The Envelope Please
There will be cocktails at the Carter residence after all. As expected, Kid Carter and Eddie Murray were elected to the Hall of Fame this afternoon: Carter was on 78% of the ballots, Murray topped that with 85.3%.
This is how the best of the rest faired:
Bruce Sutter 53.6%
Jim Rice 52.2%
Andre Dawson 50.0%
Ryne Sandburg 49.2%
Lee Smith 42.3%
Rich Gossage 42.1%
Bert Blyleven 29.2%
I was a little bit suprised at Ryno’s poor showing. So was Rob Neyer in his on-line chat today:
“I figured [Sanburg] he might get in, but if he didn’t he’d certainly come close.
But he didn’t come close at all. Which is something of a shock if you were a fan in the 1980s, because then everybody thought Sandberg was a lock. I think that Sandberg, like Lou Whitaker and Alan Trammell suffers from comparison to the bloated hitting stats of the last decade…

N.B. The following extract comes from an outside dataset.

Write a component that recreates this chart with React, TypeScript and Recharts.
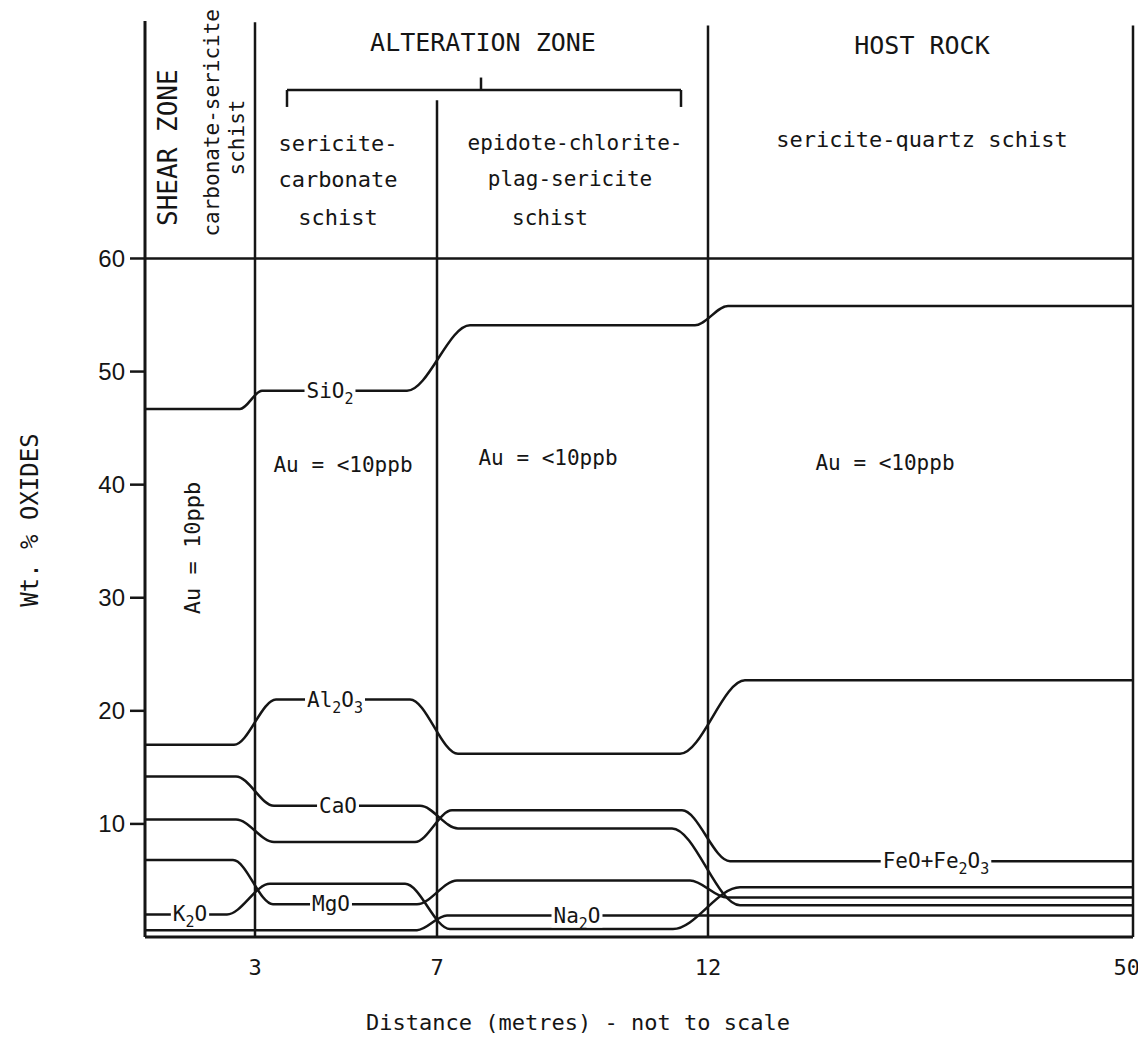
import React from 'react';
import { LineChart, Line, XAxis, YAxis, ReferenceLine, ReferenceDot } from 'recharts';

// ---------- axis data ----------
const xTickPositions = [110, 292, 563, 988];
const xTickLabels = ['3', '7', '12', '50'];
const yTicks = [10, 20, 30, 40, 50, 60];

// ---------- series (schematic distance position, wt.%) ----------
const sio2X = [0, 95, 117, 262, 325, 550, 583, 988];
const sio2Y = [46.7, 46.7, 48.3, 48.3, 54.1, 54.1, 55.8, 55.8];

const al2o3X = [0, 89, 131, 265, 313, 535, 600, 988];
const al2o3Y = [17.0, 17.0, 21.0, 21.0, 16.2, 16.2, 22.7, 22.7];

const caoX = [0, 91, 129, 275, 313, 527, 595, 988];
const caoY = [14.2, 14.2, 11.6, 11.6, 9.6, 9.6, 2.8, 2.8];

const feoX = [0, 91, 129, 270, 307, 537, 585, 988];
const feoY = [10.4, 10.4, 8.4, 8.4, 11.2, 11.2, 6.7, 6.7];

const mgoX = [0, 88, 128, 272, 312, 545, 582, 988];
const mgoY = [6.8, 6.8, 2.9, 2.9, 5.0, 5.0, 3.5, 3.5];

const k2oX = [0, 82, 125, 260, 305, 528, 595, 988];
const k2oY = [2.0, 2.0, 4.7, 4.7, 0.7, 0.7, 4.4, 4.4];

const na2oX = [0, 272, 302, 988];
const na2oY = [0.6, 0.6, 1.9, 1.9];

// ---------- series labels ----------
const oxideLabelText = ['SiO_2', 'Al_2O_3', 'CaO', 'MgO', 'K_2O', 'Na_2O', 'FeO+Fe_2O_3'];
const oxideLabelX = [185, 190, 193, 186, 45, 432, 791];
const oxideLabelY = [48.3, 21.0, 11.6, 2.9, 2.0, 1.9, 6.7];

// ---------- zone annotations ----------
const zoneText = [
  'ALTERATION ZONE', 'HOST ROCK',
  'sericite-', 'carbonate', 'schist',
  'epidote-chlorite-', 'plag-sericite', 'schist',
  'sericite-quartz schist',
  'Au = <10ppb', 'Au = <10ppb', 'Au = <10ppb',
];
const zoneX = [338, 777, 193, 193, 193, 430, 425, 405, 777, 198, 403, 740];
const zoneY = [79.1, 78.8, 70.2, 67.0, 63.6, 70.2, 67.0, 63.6, 70.5, 41.7, 42.4, 41.9];
const zoneSize = [25, 25, 22, 22, 22, 21, 21, 21, 22, 21, 21, 21];

const rotText = ['SHEAR ZONE', 'carbonate-sericite', 'schist', 'Au = 10ppb'];
const rotX = [23, 67, 92, 48];
const rotY = [69.8, 72.0, 70.7, 34.4];
const rotSize = [26, 21, 21, 22];

// boundary lines: x position, top value
const boundaryX = [110, 292, 563, 988];
const boundaryTop = [80.9, 74.0, 80.6, 80.6];

// bracket
const bracketLeft = 142;
const bracketRight = 536;
const bracketMid = 336;
const bracketY = 74.9;
const bracketEndY = 73.4;
const bracketMidTop = 76.0;

const INK = '#151515';
const MONO = '"DejaVu Sans Mono", monospace';

const toData = (xs: number[], ys: number[]) => xs.map((x, i) => ({ x, v: ys[i] }));

const seriesList = [
  toData(sio2X, sio2Y),
  toData(al2o3X, al2o3Y),
  toData(caoX, caoY),
  toData(feoX, feoY),
  toData(mgoX, mgoY),
  toData(k2oX, k2oY),
  toData(na2oX, na2oY),
];

const parseParts = (s: string) => {
  const parts: { t: string; sub: boolean }[] = [];
  let i = 0;
  while (i < s.length) {
    if (s[i] === '_' && i + 1 < s.length) {
      parts.push({ t: s[i + 1], sub: true });
      i += 2;
    } else {
      const last = parts[parts.length - 1];
      if (last && !last.sub) last.t += s[i];
      else parts.push({ t: s[i], sub: false });
      i += 1;
    }
  }
  return parts;
};

const centerOf = (props: any) => {
  const vb = props.viewBox || {};
  return { cx: (vb.x || 0) + (vb.width || 0) / 2, cy: (vb.y || 0) + (vb.height || 0) / 2 };
};

const oxideLabel = (text: string) => (props: any) => {
  const { cx, cy } = centerOf(props);
  const parts = parseParts(text);
  const fs = 21;
  const sfs = 15;
  let w = 0;
  parts.forEach((p) => { w += p.t.length * (p.sub ? sfs : fs) * 0.602; });
  const pad = 2;
  let shift = 0;
  return (
    <g>
      <rect x={cx - w / 2 - pad} y={cy - 12} width={w + 2 * pad} height={24} fill="#fff" />
      <text x={cx} y={cy + 7} textAnchor="middle" fontFamily={MONO} fontSize={fs} fill={INK}>
        {parts.map((p, i) => {
          const dy = p.sub ? 6 - shift : -shift;
          shift = p.sub ? 6 : 0;
          return (
            <tspan key={i} dy={dy} fontSize={p.sub ? sfs : fs}>{p.t}</tspan>
          );
        })}
      </text>
    </g>
  );
};

const plainLabel = (text: string, size: number, rotate: boolean) => (props: any) => {
  const { cx, cy } = centerOf(props);
  return (
    <text
      x={cx}
      y={cy}
      textAnchor="middle"
      dominantBaseline="central"
      fontFamily={MONO}
      fontSize={size}
      fill={INK}
      transform={rotate ? `rotate(-90, ${cx}, ${cy})` : undefined}
    >
      {text}
    </text>
  );
};

const XTick = (props: any) => {
  const { x, y, payload, index } = props;
  const label = xTickLabels[xTickPositions.indexOf(payload.value)] ?? '';
  const last = index === xTickPositions.length - 1;
  return (
    <text
      x={x}
      y={y}
      dy={16}
      textAnchor={last ? 'end' : 'middle'}
      dx={last ? 7 : 0}
      fontFamily={MONO}
      fontSize={22}
      fill={INK}
    >
      {label}
    </text>
  );
};

export default function App() {
  return (
    <div style={{ width: 1138, height: 1036, background: '#fff' }}>
      <LineChart width={1138} height={1036} margin={{ top: 13, right: 13, bottom: 7, left: 0 }}>
        <XAxis
          type="number"
          dataKey="x"
          domain={[0, 988]}
          ticks={xTickPositions}
          interval={0}
          tickLine={false}
          tickSize={8}
          tickMargin={14}
          height={100}
          axisLine={{ stroke: INK, strokeWidth: 3 }}
          tick={<XTick />}
          allowDataOverflow
          label={{
            content: () => (
              <text x={570} y={1014} textAnchor="middle" dominantBaseline="central" fontFamily={MONO} fontSize={22} fill={INK}>
                Distance (metres) - not to scale
              </text>
            ),
          }}
        />
        <YAxis
          type="number"
          domain={[0, 81]}
          ticks={yTicks}
          interval={0}
          width={137}
          tickSize={15}
          tickMargin={5}
          axisLine={{ stroke: INK, strokeWidth: 3 }}
          tickLine={{ stroke: INK, strokeWidth: 2.5 }}
          tick={{ fontSize: 24, fontFamily: '"Liberation Sans", Arial, sans-serif', fill: INK }}
          allowDataOverflow
          label={{
            content: () => (
              <text x={22} y={512} textAnchor="middle" dominantBaseline="central" fontFamily={MONO} fontSize={24} fill={INK} transform="rotate(-90, 22, 512)">
                Wt. % OXIDES
              </text>
            ),
          }}
        />

        {/* 60 line */}
        <ReferenceLine y={60} stroke={INK} strokeWidth={2.5} />

        {/* zone boundaries */}
        {boundaryX.map((bx, i) => (
          <ReferenceLine
            key={'b' + i}
            segment={[{ x: bx, y: 0 }, { x: bx, y: boundaryTop[i] }]}
            stroke={INK}
            strokeWidth={2.5}
            ifOverflow="visible"
          />
        ))}

        {/* bracket */}
        <ReferenceLine segment={[{ x: bracketLeft, y: bracketY }, { x: bracketRight, y: bracketY }]} stroke={INK} strokeWidth={2.5} />
        <ReferenceLine segment={[{ x: bracketLeft, y: bracketY }, { x: bracketLeft, y: bracketEndY }]} stroke={INK} strokeWidth={2.5} />
        <ReferenceLine segment={[{ x: bracketRight, y: bracketY }, { x: bracketRight, y: bracketEndY }]} stroke={INK} strokeWidth={2.5} />
        <ReferenceLine segment={[{ x: bracketMid, y: bracketY }, { x: bracketMid, y: bracketMidTop }]} stroke={INK} strokeWidth={2.5} />

        {seriesList.map((d, i) => (
          <Line
            key={'s' + i}
            data={d}
            dataKey="v"
            type="monotone"
            stroke={INK}
            strokeWidth={2.5}
            dot={false}
            activeDot={false}
            isAnimationActive={false}
          />
        ))}

        {oxideLabelText.map((t, i) => (
          <ReferenceDot
            key={'ol' + i}
            x={oxideLabelX[i]}
            y={oxideLabelY[i]}
            r={0}
            fill="none"
            stroke="none"
            label={oxideLabel(t)}
          />
        ))}

        {zoneText.map((t, i) => (
          <ReferenceDot
            key={'z' + i}
            x={zoneX[i]}
            y={zoneY[i]}
            r={0}
            fill="none"
            stroke="none"
            label={plainLabel(t, zoneSize[i], false)}
          />
        ))}

        {rotText.map((t, i) => (
          <ReferenceDot
            key={'r' + i}
            x={rotX[i]}
            y={rotY[i]}
            r={0}
            fill="none"
            stroke="none"
            label={plainLabel(t, rotSize[i], true)}
          />
        ))}
      </LineChart>
    </div>
  );
}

I’ve been doing this long enough that the actual arguments for the players don’t interest me as much as the bizarre arguments. Today alone, I’ve now had somebody tell me that Sandberg is the greatest second baseman ever, and somebody else tell me that if Sandberg had played for the Mariners, he’d already be completely forgotten.

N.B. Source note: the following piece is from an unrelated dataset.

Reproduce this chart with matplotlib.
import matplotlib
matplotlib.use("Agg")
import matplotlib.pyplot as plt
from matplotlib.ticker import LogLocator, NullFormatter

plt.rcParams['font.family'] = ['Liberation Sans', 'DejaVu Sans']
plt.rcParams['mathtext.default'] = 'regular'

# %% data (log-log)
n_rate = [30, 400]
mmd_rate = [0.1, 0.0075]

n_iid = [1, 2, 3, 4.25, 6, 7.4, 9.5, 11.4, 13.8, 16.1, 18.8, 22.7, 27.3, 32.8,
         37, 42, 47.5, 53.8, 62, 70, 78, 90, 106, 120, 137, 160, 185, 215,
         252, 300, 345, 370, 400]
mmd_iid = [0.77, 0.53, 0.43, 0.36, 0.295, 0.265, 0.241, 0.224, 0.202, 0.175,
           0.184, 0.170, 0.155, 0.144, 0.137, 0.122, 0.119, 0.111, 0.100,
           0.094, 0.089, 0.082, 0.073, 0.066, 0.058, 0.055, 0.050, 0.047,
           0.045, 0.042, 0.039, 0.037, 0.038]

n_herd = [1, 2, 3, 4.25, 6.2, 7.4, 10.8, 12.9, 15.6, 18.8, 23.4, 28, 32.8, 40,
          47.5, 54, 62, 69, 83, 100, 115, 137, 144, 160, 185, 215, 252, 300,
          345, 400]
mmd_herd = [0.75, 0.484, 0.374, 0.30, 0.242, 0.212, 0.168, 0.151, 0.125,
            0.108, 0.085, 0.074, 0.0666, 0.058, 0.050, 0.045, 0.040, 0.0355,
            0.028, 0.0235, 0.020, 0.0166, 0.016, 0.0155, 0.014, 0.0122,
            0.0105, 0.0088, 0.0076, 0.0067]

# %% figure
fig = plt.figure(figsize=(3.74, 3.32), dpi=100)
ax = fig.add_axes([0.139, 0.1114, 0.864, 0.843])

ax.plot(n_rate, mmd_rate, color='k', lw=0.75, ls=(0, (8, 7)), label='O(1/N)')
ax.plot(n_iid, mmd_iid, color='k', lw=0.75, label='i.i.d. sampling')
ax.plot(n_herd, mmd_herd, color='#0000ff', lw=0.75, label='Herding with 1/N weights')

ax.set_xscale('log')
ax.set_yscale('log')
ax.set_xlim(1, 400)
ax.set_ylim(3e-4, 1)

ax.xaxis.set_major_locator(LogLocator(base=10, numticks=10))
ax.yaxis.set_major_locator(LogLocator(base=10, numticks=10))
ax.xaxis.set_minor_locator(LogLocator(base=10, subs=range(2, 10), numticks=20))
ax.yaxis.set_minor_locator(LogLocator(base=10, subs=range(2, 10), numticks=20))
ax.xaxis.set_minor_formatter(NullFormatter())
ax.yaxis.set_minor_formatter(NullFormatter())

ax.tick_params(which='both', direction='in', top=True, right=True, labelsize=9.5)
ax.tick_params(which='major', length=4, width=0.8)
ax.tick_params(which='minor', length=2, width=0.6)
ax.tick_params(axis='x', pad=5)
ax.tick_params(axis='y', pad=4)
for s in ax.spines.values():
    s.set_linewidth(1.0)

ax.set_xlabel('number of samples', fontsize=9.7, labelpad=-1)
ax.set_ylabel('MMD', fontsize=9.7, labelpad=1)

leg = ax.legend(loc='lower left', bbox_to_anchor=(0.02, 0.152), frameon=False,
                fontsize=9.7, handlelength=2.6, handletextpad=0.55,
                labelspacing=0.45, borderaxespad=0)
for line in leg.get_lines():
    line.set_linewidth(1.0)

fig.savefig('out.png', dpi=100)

The truth is somewhere between, of course. He is one of the ten or twelve greatest second basemen ever, and so I guess now he joins Ron Santo as a Cubs infielder who the BBWAA screwed.”
Neyer also commented on the voters’ ambiguity towards relief pitchers, Sutter, Goose, and Lee Smith:
“It’s funny, the “closer” has been around for approximately 25 years now, and yet we’re still trying to figure out if they’re really worth anything. Everybody says they’re hugely important, but the Hall of Fame voters apparently haven’t yet been convinced. To answer your question, though … I don’t believe Sutter was great for long enough, and I don’t believe Smith was great enough at all. I can understand the arguments for both of them, but to me Gossage is more deserving.”